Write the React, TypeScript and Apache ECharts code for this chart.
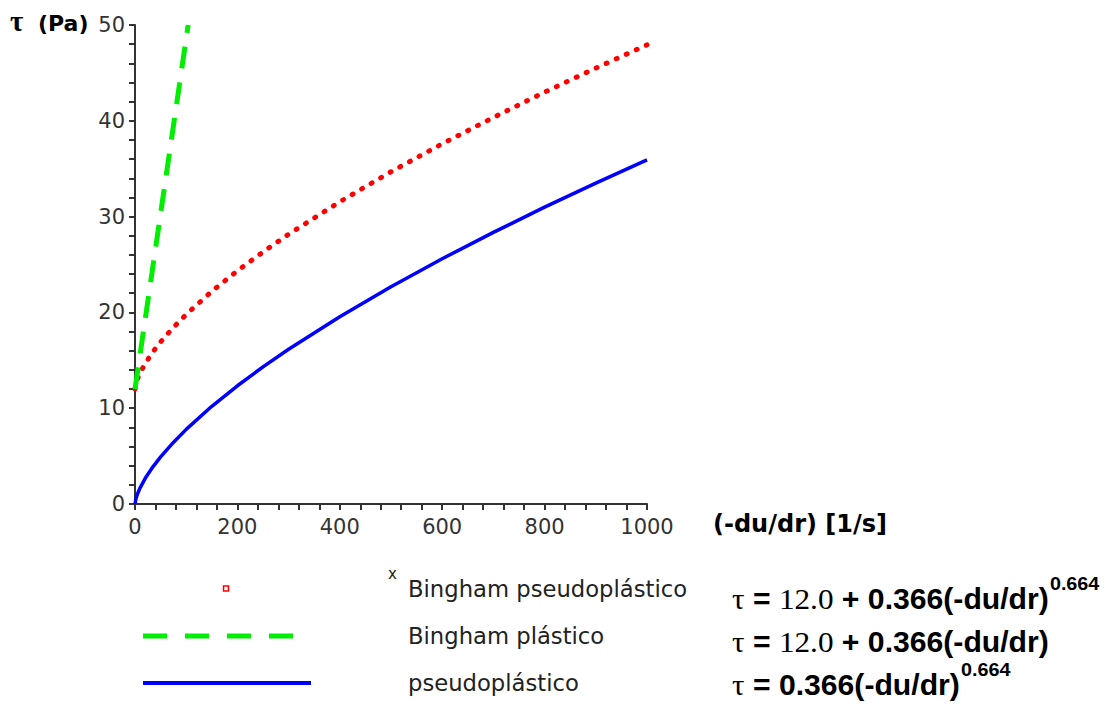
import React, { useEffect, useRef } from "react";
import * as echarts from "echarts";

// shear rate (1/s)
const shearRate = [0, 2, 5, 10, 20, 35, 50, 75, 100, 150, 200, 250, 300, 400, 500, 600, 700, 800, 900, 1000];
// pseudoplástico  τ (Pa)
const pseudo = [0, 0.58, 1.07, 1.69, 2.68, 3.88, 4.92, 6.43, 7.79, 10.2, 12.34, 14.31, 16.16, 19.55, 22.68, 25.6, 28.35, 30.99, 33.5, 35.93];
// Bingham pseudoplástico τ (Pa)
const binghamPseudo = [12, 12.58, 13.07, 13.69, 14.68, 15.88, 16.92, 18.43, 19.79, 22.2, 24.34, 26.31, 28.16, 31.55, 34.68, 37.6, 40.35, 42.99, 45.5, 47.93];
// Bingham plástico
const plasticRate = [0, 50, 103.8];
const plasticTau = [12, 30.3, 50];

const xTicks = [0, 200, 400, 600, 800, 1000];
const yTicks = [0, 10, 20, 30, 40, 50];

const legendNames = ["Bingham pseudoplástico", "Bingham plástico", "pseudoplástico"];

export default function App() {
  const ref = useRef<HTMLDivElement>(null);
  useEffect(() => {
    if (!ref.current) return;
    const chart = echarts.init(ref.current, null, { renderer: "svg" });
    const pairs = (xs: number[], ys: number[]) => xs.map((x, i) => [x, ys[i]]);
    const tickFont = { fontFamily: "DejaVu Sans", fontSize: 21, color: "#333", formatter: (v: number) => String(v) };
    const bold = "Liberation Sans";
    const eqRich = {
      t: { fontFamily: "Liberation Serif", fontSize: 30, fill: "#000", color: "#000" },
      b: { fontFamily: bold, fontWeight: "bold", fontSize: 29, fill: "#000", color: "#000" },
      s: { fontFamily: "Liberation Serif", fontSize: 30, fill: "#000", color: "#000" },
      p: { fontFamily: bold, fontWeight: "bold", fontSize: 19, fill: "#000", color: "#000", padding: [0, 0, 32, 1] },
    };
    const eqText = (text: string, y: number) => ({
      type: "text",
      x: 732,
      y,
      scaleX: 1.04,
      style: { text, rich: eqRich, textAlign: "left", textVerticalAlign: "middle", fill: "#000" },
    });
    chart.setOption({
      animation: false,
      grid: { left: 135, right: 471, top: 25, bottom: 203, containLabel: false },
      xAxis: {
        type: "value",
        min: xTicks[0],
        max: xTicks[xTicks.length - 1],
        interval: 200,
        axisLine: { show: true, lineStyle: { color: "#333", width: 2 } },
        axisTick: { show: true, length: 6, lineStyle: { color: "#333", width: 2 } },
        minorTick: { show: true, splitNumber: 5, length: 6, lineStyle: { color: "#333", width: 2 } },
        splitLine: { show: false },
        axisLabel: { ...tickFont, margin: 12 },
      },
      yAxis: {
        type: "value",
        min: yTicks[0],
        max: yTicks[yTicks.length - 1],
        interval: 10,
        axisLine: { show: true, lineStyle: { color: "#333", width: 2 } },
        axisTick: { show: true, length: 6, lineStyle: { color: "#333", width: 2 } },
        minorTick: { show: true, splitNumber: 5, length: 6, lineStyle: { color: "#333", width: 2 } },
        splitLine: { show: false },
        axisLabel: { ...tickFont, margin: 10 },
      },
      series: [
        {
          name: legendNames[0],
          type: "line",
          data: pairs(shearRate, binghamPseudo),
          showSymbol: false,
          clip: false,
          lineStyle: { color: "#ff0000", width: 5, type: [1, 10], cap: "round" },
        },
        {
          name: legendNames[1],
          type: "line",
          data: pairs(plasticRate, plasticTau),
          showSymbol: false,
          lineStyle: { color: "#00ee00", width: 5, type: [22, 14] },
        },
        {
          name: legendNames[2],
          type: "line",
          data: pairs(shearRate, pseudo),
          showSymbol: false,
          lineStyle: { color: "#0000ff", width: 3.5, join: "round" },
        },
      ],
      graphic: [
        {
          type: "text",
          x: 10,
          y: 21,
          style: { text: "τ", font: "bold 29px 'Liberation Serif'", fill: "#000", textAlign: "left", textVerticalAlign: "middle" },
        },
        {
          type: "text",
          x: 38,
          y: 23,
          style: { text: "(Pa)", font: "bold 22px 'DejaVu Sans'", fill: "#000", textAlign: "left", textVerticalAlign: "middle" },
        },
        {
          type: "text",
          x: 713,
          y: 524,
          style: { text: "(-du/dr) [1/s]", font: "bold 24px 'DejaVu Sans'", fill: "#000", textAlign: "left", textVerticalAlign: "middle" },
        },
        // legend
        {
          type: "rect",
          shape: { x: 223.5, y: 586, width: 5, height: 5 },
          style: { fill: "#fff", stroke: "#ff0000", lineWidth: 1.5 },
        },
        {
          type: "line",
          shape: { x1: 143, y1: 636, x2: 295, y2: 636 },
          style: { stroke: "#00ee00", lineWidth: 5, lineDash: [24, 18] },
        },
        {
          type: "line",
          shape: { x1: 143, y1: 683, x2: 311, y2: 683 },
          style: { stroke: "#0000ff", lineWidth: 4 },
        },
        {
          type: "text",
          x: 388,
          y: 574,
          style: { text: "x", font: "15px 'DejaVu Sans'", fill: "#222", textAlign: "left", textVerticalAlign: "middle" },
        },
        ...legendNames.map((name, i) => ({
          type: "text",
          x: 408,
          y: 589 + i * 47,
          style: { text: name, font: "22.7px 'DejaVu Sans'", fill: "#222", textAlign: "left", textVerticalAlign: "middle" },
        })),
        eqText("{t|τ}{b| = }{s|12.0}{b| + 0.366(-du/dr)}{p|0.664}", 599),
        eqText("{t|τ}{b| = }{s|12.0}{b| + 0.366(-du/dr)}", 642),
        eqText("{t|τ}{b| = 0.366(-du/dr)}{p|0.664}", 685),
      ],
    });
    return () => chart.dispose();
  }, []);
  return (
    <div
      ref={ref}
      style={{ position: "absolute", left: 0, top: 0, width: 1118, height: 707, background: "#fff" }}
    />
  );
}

*Exercise directions*
Without the pictures, write out the whole listing above exactly as it appears.

*Exercise output*
Write the React, TypeScript and Apache ECharts code for this chart.
import React, { useEffect, useRef } from "react";
import * as echarts from "echarts";

// shear rate (1/s)
const shearRate = [0, 2, 5, 10, 20, 35, 50, 75, 100, 150, 200, 250, 300, 400, 500, 600, 700, 800, 900, 1000];
// pseudoplástico  τ (Pa)
const pseudo = [0, 0.58, 1.07, 1.69, 2.68, 3.88, 4.92, 6.43, 7.79, 10.2, 12.34, 14.31, 16.16, 19.55, 22.68, 25.6, 28.35, 30.99, 33.5, 35.93];
// Bingham pseudoplástico τ (Pa)
const binghamPseudo = [12, 12.58, 13.07, 13.69, 14.68, 15.88, 16.92, 18.43, 19.79, 22.2, 24.34, 26.31, 28.16, 31.55, 34.68, 37.6, 40.35, 42.99, 45.5, 47.93];
// Bingham plástico
const plasticRate = [0, 50, 103.8];
const plasticTau = [12, 30.3, 50];

const xTicks = [0, 200, 400, 600, 800, 1000];
const yTicks = [0, 10, 20, 30, 40, 50];

const legendNames = ["Bingham pseudoplástico", "Bingham plástico", "pseudoplástico"];

export default function App() {
  const ref = useRef<HTMLDivElement>(null);
  useEffect(() => {
    if (!ref.current) return;
    const chart = echarts.init(ref.current, null, { renderer: "svg" });
    const pairs = (xs: number[], ys: number[]) => xs.map((x, i) => [x, ys[i]]);
    const tickFont = { fontFamily: "DejaVu Sans", fontSize: 21, color: "#333", formatter: (v: number) => String(v) };
    const bold = "Liberation Sans";
    const eqRich = {
      t: { fontFamily: "Liberation Serif", fontSize: 30, fill: "#000", color: "#000" },
      b: { fontFamily: bold, fontWeight: "bold", fontSize: 29, fill: "#000", color: "#000" },
      s: { fontFamily: "Liberation Serif", fontSize: 30, fill: "#000", color: "#000" },
      p: { fontFamily: bold, fontWeight: "bold", fontSize: 19, fill: "#000", color: "#000", padding: [0, 0, 32, 1] },
    };
    const eqText = (text: string, y: number) => ({
      type: "text",
      x: 732,
      y,
      scaleX: 1.04,
      style: { text, rich: eqRich, textAlign: "left", textVerticalAlign: "middle", fill: "#000" },
    });
    chart.setOption({
      animation: false,
      grid: { left: 135, right: 471, top: 25, bottom: 203, containLabel: false },
      xAxis: {
        type: "value",
        min: xTicks[0],
        max: xTicks[xTicks.length - 1],
        interval: 200,
        axisLine: { show: true, lineStyle: { color: "#333", width: 2 } },
        axisTick: { show: true, length: 6, lineStyle: { color: "#333", width: 2 } },
        minorTick: { show: true, splitNumber: 5, length: 6, lineStyle: { color: "#333", width: 2 } },
        splitLine: { show: false },
        axisLabel: { ...tickFont, margin: 12 },
      },
      yAxis: {
        type: "value",
        min: yTicks[0],
        max: yTicks[yTicks.length - 1],
        interval: 10,
        axisLine: { show: true, lineStyle: { color: "#333", width: 2 } },
        axisTick: { show: true, length: 6, lineStyle: { color: "#333", width: 2 } },
        minorTick: { show: true, splitNumber: 5, length: 6, lineStyle: { color: "#333", width: 2 } },
        splitLine: { show: false },
        axisLabel: { ...tickFont, margin: 10 },
      },
      series: [
        {
          name: legendNames[0],
          type: "line",
          data: pairs(shearRate, binghamPseudo),
          showSymbol: false,
          clip: false,
          lineStyle: { color: "#ff0000", width: 5, type: [1, 10], cap: "round" },
        },
        {
          name: legendNames[1],
          type: "line",
          data: pairs(plasticRate, plasticTau),
          showSymbol: false,
          lineStyle: { color: "#00ee00", width: 5, type: [22, 14] },
        },
        {
          name: legendNames[2],
          type: "line",
          data: pairs(shearRate, pseudo),
          showSymbol: false,
          lineStyle: { color: "#0000ff", width: 3.5, join: "round" },
        },
      ],
      graphic: [
        {
          type: "text",
          x: 10,
          y: 21,
          style: { text: "τ", font: "bold 29px 'Liberation Serif'", fill: "#000", textAlign: "left", textVerticalAlign: "middle" },
        },
        {
          type: "text",
          x: 38,
          y: 23,
          style: { text: "(Pa)", font: "bold 22px 'DejaVu Sans'", fill: "#000", textAlign: "left", textVerticalAlign: "middle" },
        },
        {
          type: "text",
          x: 713,
          y: 524,
          style: { text: "(-du/dr) [1/s]", font: "bold 24px 'DejaVu Sans'", fill: "#000", textAlign: "left", textVerticalAlign: "middle" },
        },
        // legend
        {
          type: "rect",
          shape: { x: 223.5, y: 586, width: 5, height: 5 },
          style: { fill: "#fff", stroke: "#ff0000", lineWidth: 1.5 },
        },
        {
          type: "line",
          shape: { x1: 143, y1: 636, x2: 295, y2: 636 },
          style: { stroke: "#00ee00", lineWidth: 5, lineDash: [24, 18] },
        },
        {
          type: "line",
          shape: { x1: 143, y1: 683, x2: 311, y2: 683 },
          style: { stroke: "#0000ff", lineWidth: 4 },
        },
        {
          type: "text",
          x: 388,
          y: 574,
          style: { text: "x", font: "15px 'DejaVu Sans'", fill: "#222", textAlign: "left", textVerticalAlign: "middle" },
        },
        ...legendNames.map((name, i) => ({
          type: "text",
          x: 408,
          y: 589 + i * 47,
          style: { text: name, font: "22.7px 'DejaVu Sans'", fill: "#222", textAlign: "left", textVerticalAlign: "middle" },
        })),
        eqText("{t|τ}{b| = }{s|12.0}{b| + 0.366(-du/dr)}{p|0.664}", 599),
        eqText("{t|τ}{b| = }{s|12.0}{b| + 0.366(-du/dr)}", 642),
        eqText("{t|τ}{b| = 0.366(-du/dr)}{p|0.664}", 685),
      ],
    });
    return () => chart.dispose();
  }, []);
  return (
    <div
      ref={ref}
      style={{ position: "absolute", left: 0, top: 0, width: 1118, height: 707, background: "#fff" }}
    />
  );
}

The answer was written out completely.